June’s global average temperatures were 0.50°C above normal (1951-1980), according to NASA.  The warmest regions on Earth are exactly where climate models have been projecting the most warmth to occur for years: high latitudes (think Arctic & Antarctic Circles).  The past three months have a +0.49°C temperature anomaly.  And the latest 12-month period (Jul 2010 – Jun 2011) had a +0.52°C temperature anomaly.  Additionally, the March-April-May period of 2011 tied for the 7th warmest on record.

According to NOAA, June’s global average temperatures were 0.58°C (1.04°F) above the 20th century mean of 15.5°C (59.9°F).  NOAA’s global temperature anomaly map reinforces the message: high latitudes are warming at a faster rate than the mid- or low-latitudes.  The extreme warmth over Siberia is especially worrisome due to the vast methane reserves locked into the tundra and under the seabed near the region.  Methane is a stronger greenhouse gas than carbon dioxide, the leading cause of the warmth we’re now witnessing.

These placements high on the list of recorded temperatures come at a time when the recent strong La Nina is coming to an end (which means anomalously cool Pacific waters return to normal temperatures), and when solar irradiance remains at relatively low levels as the most recent solar cycle continues to ramp up.  Recall that a favorite talking point of Deniers is the sun remains the only important component of climate system drivers.  This has been proven false, as 2010, tied for the warmest year on record with 2005, occurred when solar output was at its most recent minimum.  Humans have become the dominant forcing mechanism – a role that doesn’t look likely to end within the next 50-100 years.

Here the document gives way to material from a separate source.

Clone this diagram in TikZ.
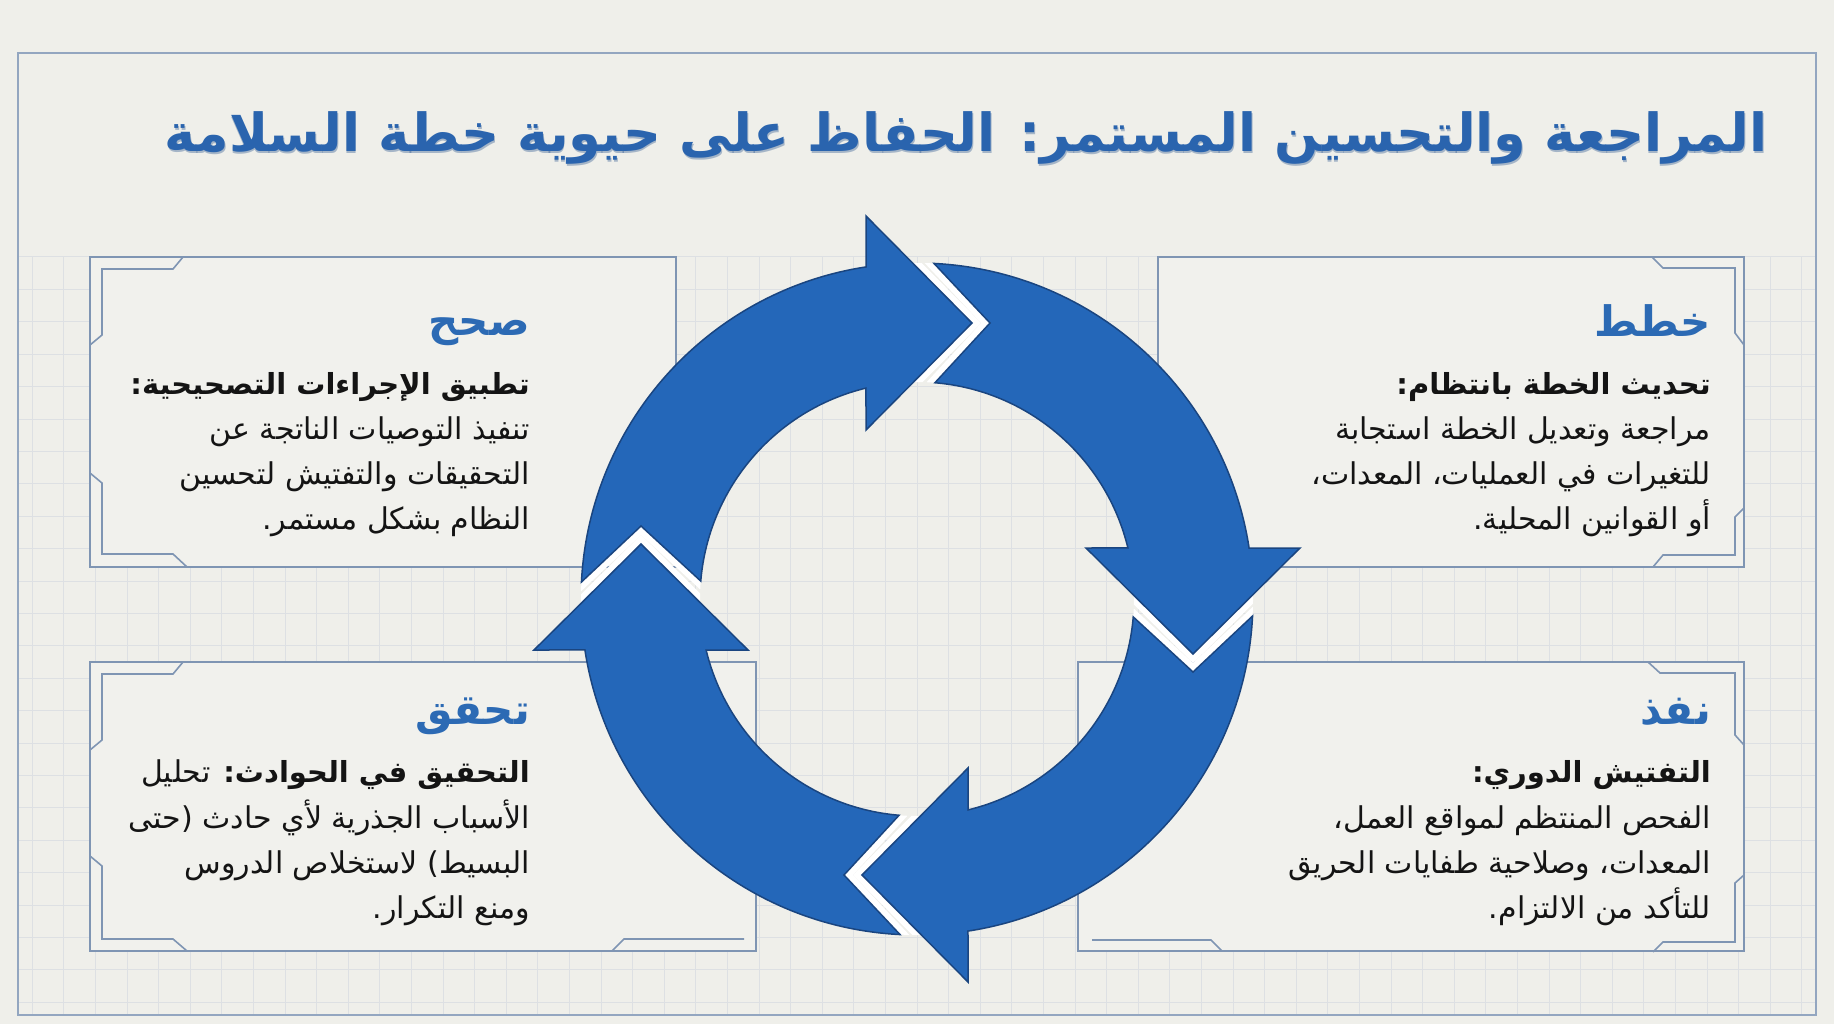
\documentclass[tikz,border=0pt]{standalone}
\usepackage{fontspec}
\TeXXeTstate=1
\newfontfamily\arfont[Script=Arabic]{DejaVu Sans}
\newcommand{\arl}[1]{\beginR #1\endR}
\definecolor{bgc}{HTML}{EFEFEA}
\definecolor{boxfill}{HTML}{F1F1ED}
\definecolor{gridc}{HTML}{DDE0E3}
\definecolor{framec}{HTML}{93A6C0}
\definecolor{boxline}{HTML}{7F95B3}
\definecolor{arrowblue}{HTML}{2467B9}
\definecolor{arrowedge}{HTML}{1A4580}
\definecolor{headblue}{HTML}{2C6AB4}
\definecolor{titleblue}{HTML}{2A64AE}
\definecolor{titleshadow}{HTML}{1C4A88}
\definecolor{bodytext}{HTML}{141414}
\newcommand{\ringarrow}{(177.1:336) arc[start angle=177.1, end angle=98.73, radius=336] -- (-51,383) -- (55,276) -- (-51,169) -- (103.6:217) arc[start angle=103.6, end angle=175.26, radius=217] -- (-276,73) -- cycle}
\newcommand{\titlestring}{\arl{المراجعة والتحسين المستمر: الحفاظ على حيوية خطة السلامة}}
\tikzset{
  gridline/.style={draw=gridc, line width=1pt},
  panel/.style={fill=boxfill, draw=boxline, line width=1.8pt},
  bracket/.style={draw=boxline, line width=1.6pt, line join=miter},
  titletext/.style={font=\arfont\bfseries\fontsize{52.5}{60}\selectfont, text=titleblue, anchor=base east, inner sep=0pt},
  headtext/.style={font=\arfont\bfseries\fontsize{42}{48}\selectfont, text=headblue, anchor=base east, inner sep=0pt},
  subtext/.style={font=\arfont\bfseries\fontsize{29}{34}\selectfont, text=bodytext, anchor=base east, inner sep=0pt},
  bodytxt/.style={font=\arfont\fontsize{30}{34}\selectfont, text=bodytext, anchor=base east, inner sep=0pt},
  arrowwhite/.style={draw=white, line width=13pt, line join=miter},
  arrowfill/.style={fill=arrowblue, draw=arrowedge, line width=1.5pt, line join=miter}
}
\begin{document}
\begin{tikzpicture}[x=1pt, y=-1pt]
\useasboundingbox (0,0) rectangle (1834,1024);
\fill[bgc] (0,0) rectangle (1834,1024);
% grid
\foreach \i in {-28,...,28} \draw[gridline] (917+\i*31.6,257) -- (917+\i*31.6,1015);
\foreach \j in {0,...,23} \draw[gridline] (19,257+\j*32.4) -- (1816,257+\j*32.4);
% outer frame
\draw[draw=framec, line width=1.8pt] (18,53) rectangle (1816,1015);
% title with a soft shadow
\node[titletext, text=titleshadow, opacity=0.35] (titleshade) at (1768.8,153.8) {\titlestring};
\node[titletext] (title) at (1768,152) {\titlestring};
% panels
\draw[panel] (90,257) rectangle (676,567);
\draw[panel] (1158,257) rectangle (1744,567);
\draw[panel] (90,662) rectangle (756,951);
\draw[panel] (1078,662) rectangle (1744,951);
% brackets
\draw[bracket] (183,257) -- (173,269) -- (102,269) -- (102,335) -- (90,345);
\draw[bracket] (90,473) -- (102,483) -- (102,554) -- (173,554) -- (187,567);
\draw[bracket] (1652,257) -- (1663,268) -- (1735,268) -- (1735,333) -- (1744,345);
\draw[bracket] (1744,508) -- (1735,517) -- (1735,555) -- (1663,555) -- (1653,567);
\draw[bracket] (183,662) -- (173,674) -- (102,674) -- (102,740) -- (90,750);
\draw[bracket] (90,856) -- (102,866) -- (102,939) -- (173,939) -- (187,951);
\draw[bracket] (612,951) -- (624,939) -- (744,939);
\draw[bracket] (1648,662) -- (1660,673) -- (1735,673) -- (1735,735) -- (1744,745);
\draw[bracket] (1744,875) -- (1735,883) -- (1735,942) -- (1663,942) -- (1653,952);
\draw[bracket] (1092,940) -- (1211,940) -- (1222,951);
% cycle arrows
\begin{scope}[shift={(917,599)}, yscale=-1]
  \begin{scope}[even odd rule]
    \clip (0,0) circle[radius=336] (0,0) circle[radius=217];
    \foreach \a in {0,-90,-180,-270} \path[arrowwhite, rotate=\a] \ringarrow;
  \end{scope}
  \foreach \a in {0,-90,-180,-270} \path[arrowfill, rotate=\a] \ringarrow;
\end{scope}
% top-right: plan
\node[headtext] (h1) at (1711,337) {\arl{خطط}};
\node[subtext] (s1) at (1711,394) {\arl{تحديث الخطة بانتظام:}};
\node[bodytxt] (b1a) at (1711,439) {\arl{مراجعة وتعديل الخطة استجابة}};
\node[bodytxt] (b1b) at (1711,484) {\arl{للتغيرات في العمليات، المعدات،}};
\node[bodytxt] (b1c) at (1711,529) {\arl{أو القوانين المحلية.}};
% bottom-right: do
\node[headtext] (h2) at (1711,724) {\arl{نفذ}};
\node[subtext] (s2) at (1711,782) {\arl{التفتيش الدوري:}};
\node[bodytxt] (b2a) at (1711,828) {\arl{الفحص المنتظم لمواقع العمل،}};
\node[bodytxt] (b2b) at (1711,873) {\arl{المعدات، وصلاحية طفايات الحريق}};
\node[bodytxt] (b2c) at (1711,918) {\arl{للتأكد من الالتزام.}};
% bottom-left: check
\node[headtext] (h3) at (530,724) {\arl{تحقق}};
\node[bodytxt] (s3) at (530,782) {\arl{{\bfseries\fontsize{29}{34}\selectfont التحقيق في الحوادث:} تحليل}};
\node[bodytxt] (b3a) at (530,828) {\arl{الأسباب الجذرية لأي حادث (حتى}};
\node[bodytxt] (b3b) at (530,873) {\arl{البسيط) لاستخلاص الدروس}};
\node[bodytxt] (b3c) at (530,918) {\arl{ومنع التكرار.}};
% top-left: act
\node[headtext] (h4) at (530,335) {\arl{صحح}};
\node[subtext] (s4) at (530,394) {\arl{تطبيق الإجراءات التصحيحية:}};
\node[bodytxt] (b4a) at (530,439) {\arl{تنفيذ التوصيات الناتجة عن}};
\node[bodytxt] (b4b) at (530,484) {\arl{التحقيقات والتفتيش لتحسين}};
\node[bodytxt] (b4c) at (530,529) {\arl{النظام بشكل مستمر.}};
\end{tikzpicture}
\end{document}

Many future Junes will have the opportunity to pass this year’s values.  That’s because the overwhelming majority of heat that has been absorbed in the climate system has been stored in the world’s oceans:

That heat will eventually be released into the atmosphere, making the surface warmer and warmer year after year, decade after decade.  Right now, the atmosphere is being affected by heat that was absorbed by the ocean 50-100 years ago.  The heat absorbed from 1980-current won’t really impact conditions until 2030-2060.  The heat wave impacting the U.S. this year?  That will likely become commonplace by mid-century.  Think about what kind of extreme weather conditions will occur then.